- **WRITTEN REQUEST**: Leave out every picture, then transcribe the rest of the listing exactly.
## start SUPPLIED MATERIAL
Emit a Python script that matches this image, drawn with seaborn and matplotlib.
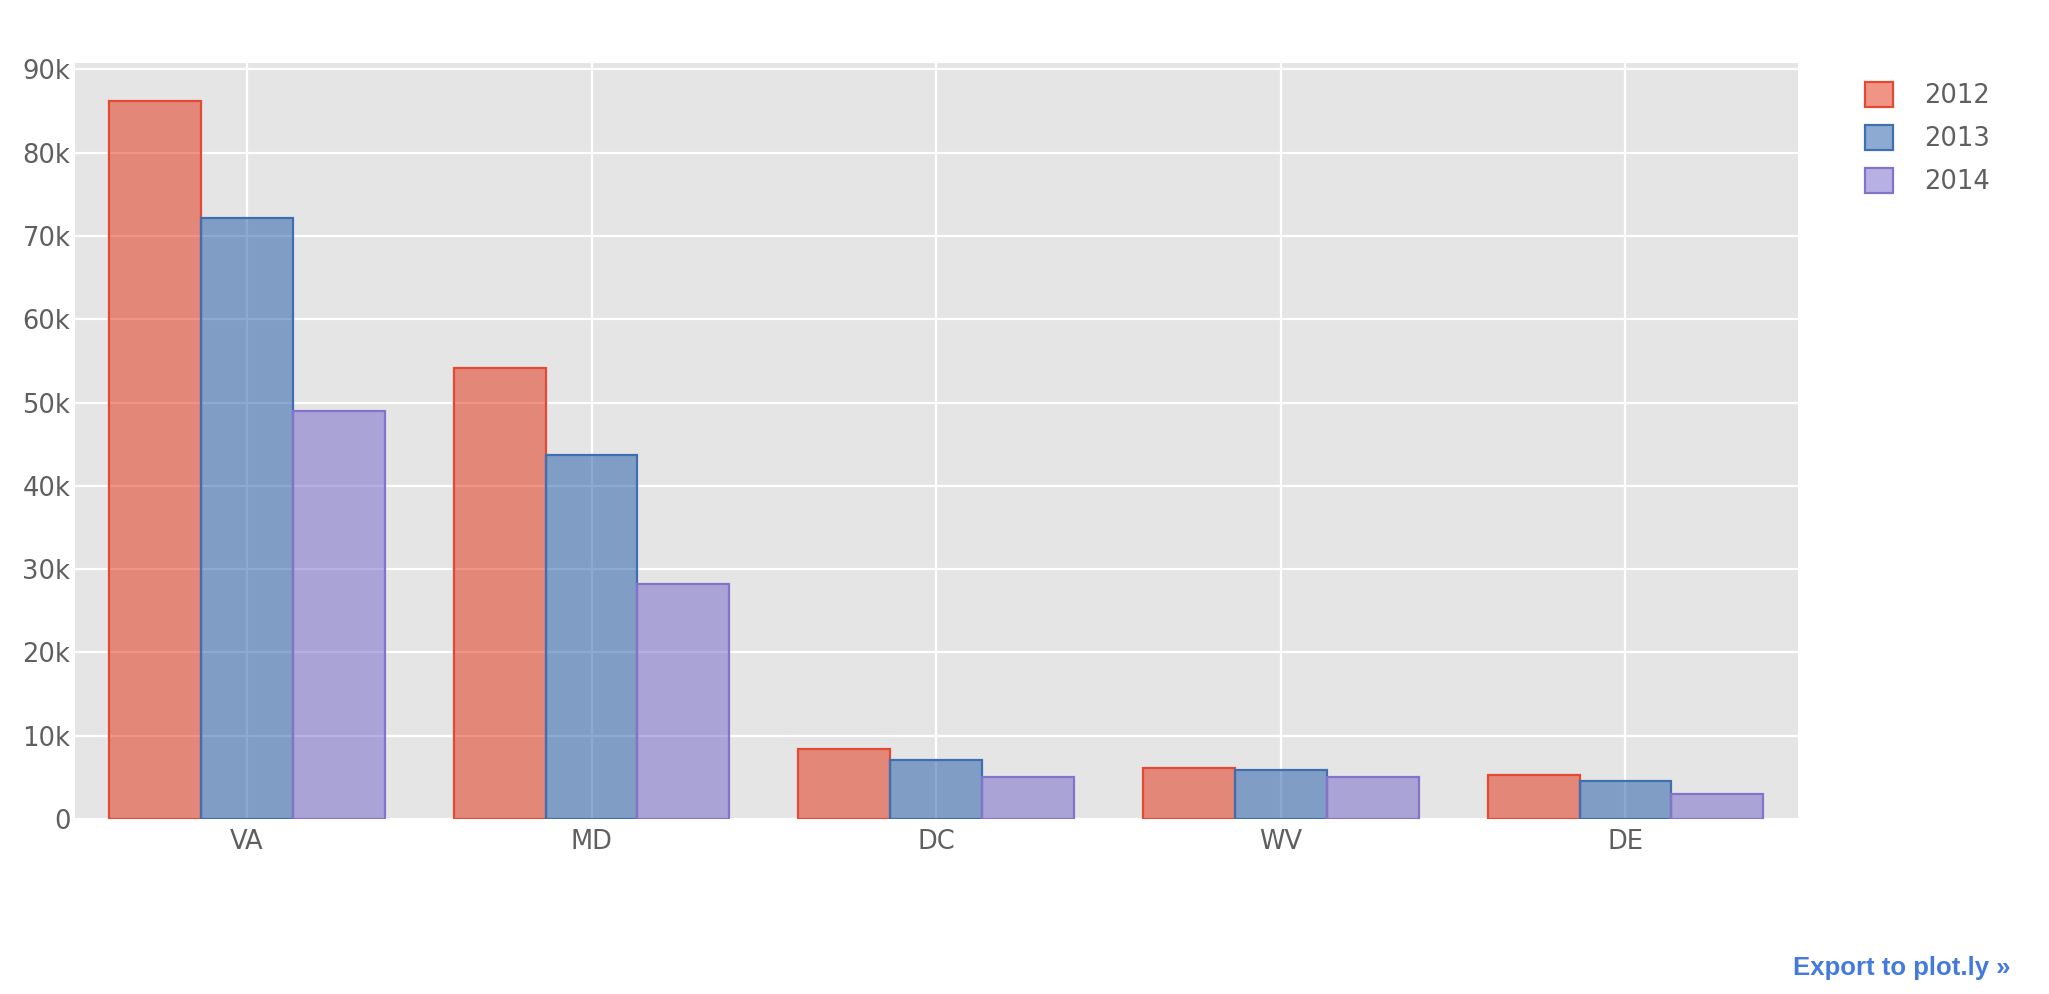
import pandas as pd
import seaborn as sns
import matplotlib
matplotlib.use('Agg')
import matplotlib.pyplot as plt
from matplotlib.colors import to_rgba
from matplotlib.patches import Patch

# values
states = ['VA', 'MD', 'DC', 'WV', 'DE']
years = ['2012', '2013', '2014']
vals_2012 = [86200, 54100, 8400, 6100, 5300]
vals_2013 = [72200, 43700, 7100, 5900, 4600]
vals_2014 = [49000, 28200, 5000, 5000, 3000]
y_ticks = [0, 10000, 20000, 30000, 40000, 50000, 60000, 70000, 80000, 90000]
y_tick_labels = ['0', '10k', '20k', '30k', '40k', '50k', '60k', '70k', '80k', '90k']

fill_colors = ['#E32B0F', '#1D59A7', '#7163C7']
edge_colors = ['#E24A33', '#3F6FB0', '#8572CB']

df = pd.DataFrame({
    'state': states * 3,
    'year': [y for y in years for _ in states],
    'value': vals_2012 + vals_2013 + vals_2014,
})

sns.set_style('darkgrid', {
    'axes.facecolor': '#E5E5E5',
    'grid.color': 'white',
    'axes.edgecolor': '#E5E5E5',
})
plt.rcParams['font.family'] = ['DejaVu Sans']
text_color = '#5F5F5F'

fig = plt.figure(figsize=(20.49, 9.94), dpi=100)
ax = fig.add_axes([0.0364, 0.176, 0.841, 0.7606])

sns.barplot(data=df, x='state', y='value', hue='year', hue_order=years,
            palette=fill_colors, width=0.8, errorbar=None,
            ax=ax, legend=False, zorder=2)

# semi-transparent fill, solid outline
for bars, fc, ec in zip(ax.containers, fill_colors, edge_colors):
    for b in bars:
        b.set_facecolor(to_rgba(fc, 0.5))
        b.set_edgecolor(ec)
        b.set_linewidth(1.6)

ax.set_xlim(-0.5, 4.5)
ax.set_ylim(0, 90760)
ax.set_yticks(y_ticks)
ax.set_yticklabels(y_tick_labels)
ax.grid(True, color='white', linewidth=1.6, zorder=0)
ax.set_axisbelow(True)
ax.tick_params(axis='both', length=0, labelsize=18.5, colors=text_color)
ax.tick_params(axis='y', pad=3)
ax.tick_params(axis='x', pad=7)
ax.set_xlabel('')
ax.set_ylabel('')
for s in ax.spines.values():
    s.set_visible(False)

handles = [Patch(facecolor=to_rgba(fc, 0.5), edgecolor=ec, linewidth=1.6)
           for fc, ec in zip(fill_colors, edge_colors)]
leg = fig.legend(handles, years, loc='upper left', bbox_to_anchor=(0.905, 0.928),
                 frameon=False, fontsize=18.5, handlelength=1.1, handleheight=1.1,
                 handletextpad=1.2, labelspacing=0.62, borderaxespad=0)
for t in leg.get_texts():
    t.set_color(text_color)

fig.text(0.981, 0.019, 'Export to plot.ly \u00bb', ha='right', va='baseline',
         color='#447ADB', fontsize=18.5, fontweight='bold', family='Liberation Sans')

fig.savefig('out.png', dpi=100)
plt.close(fig)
## end SUPPLIED MATERIAL
- **FULL OUTPUT**:
Emit a Python script that matches this image, drawn with seaborn and matplotlib.
import pandas as pd
import seaborn as sns
import matplotlib
matplotlib.use('Agg')
import matplotlib.pyplot as plt
from matplotlib.colors import to_rgba
from matplotlib.patches import Patch

# values
states = ['VA', 'MD', 'DC', 'WV', 'DE']
years = ['2012', '2013', '2014']
vals_2012 = [86200, 54100, 8400, 6100, 5300]
vals_2013 = [72200, 43700, 7100, 5900, 4600]
vals_2014 = [49000, 28200, 5000, 5000, 3000]
y_ticks = [0, 10000, 20000, 30000, 40000, 50000, 60000, 70000, 80000, 90000]
y_tick_labels = ['0', '10k', '20k', '30k', '40k', '50k', '60k', '70k', '80k', '90k']

fill_colors = ['#E32B0F', '#1D59A7', '#7163C7']
edge_colors = ['#E24A33', '#3F6FB0', '#8572CB']

df = pd.DataFrame({
    'state': states * 3,
    'year': [y for y in years for _ in states],
    'value': vals_2012 + vals_2013 + vals_2014,
})

sns.set_style('darkgrid', {
    'axes.facecolor': '#E5E5E5',
    'grid.color': 'white',
    'axes.edgecolor': '#E5E5E5',
})
plt.rcParams['font.family'] = ['DejaVu Sans']
text_color = '#5F5F5F'

fig = plt.figure(figsize=(20.49, 9.94), dpi=100)
ax = fig.add_axes([0.0364, 0.176, 0.841, 0.7606])

sns.barplot(data=df, x='state', y='value', hue='year', hue_order=years,
            palette=fill_colors, width=0.8, errorbar=None,
            ax=ax, legend=False, zorder=2)

# semi-transparent fill, solid outline
for bars, fc, ec in zip(ax.containers, fill_colors, edge_colors):
    for b in bars:
        b.set_facecolor(to_rgba(fc, 0.5))
        b.set_edgecolor(ec)
        b.set_linewidth(1.6)

ax.set_xlim(-0.5, 4.5)
ax.set_ylim(0, 90760)
ax.set_yticks(y_ticks)
ax.set_yticklabels(y_tick_labels)
ax.grid(True, color='white', linewidth=1.6, zorder=0)
ax.set_axisbelow(True)
ax.tick_params(axis='both', length=0, labelsize=18.5, colors=text_color)
ax.tick_params(axis='y', pad=3)
ax.tick_params(axis='x', pad=7)
ax.set_xlabel('')
ax.set_ylabel('')
for s in ax.spines.values():
    s.set_visible(False)

handles = [Patch(facecolor=to_rgba(fc, 0.5), edgecolor=ec, linewidth=1.6)
           for fc, ec in zip(fill_colors, edge_colors)]
leg = fig.legend(handles, years, loc='upper left', bbox_to_anchor=(0.905, 0.928),
                 frameon=False, fontsize=18.5, handlelength=1.1, handleheight=1.1,
                 handletextpad=1.2, labelspacing=0.62, borderaxespad=0)
for t in leg.get_texts():
    t.set_color(text_color)

fig.text(0.981, 0.019, 'Export to plot.ly \u00bb', ha='right', va='baseline',
         color='#447ADB', fontsize=18.5, fontweight='bold', family='Liberation Sans')

fig.savefig('out.png', dpi=100)
plt.close(fig)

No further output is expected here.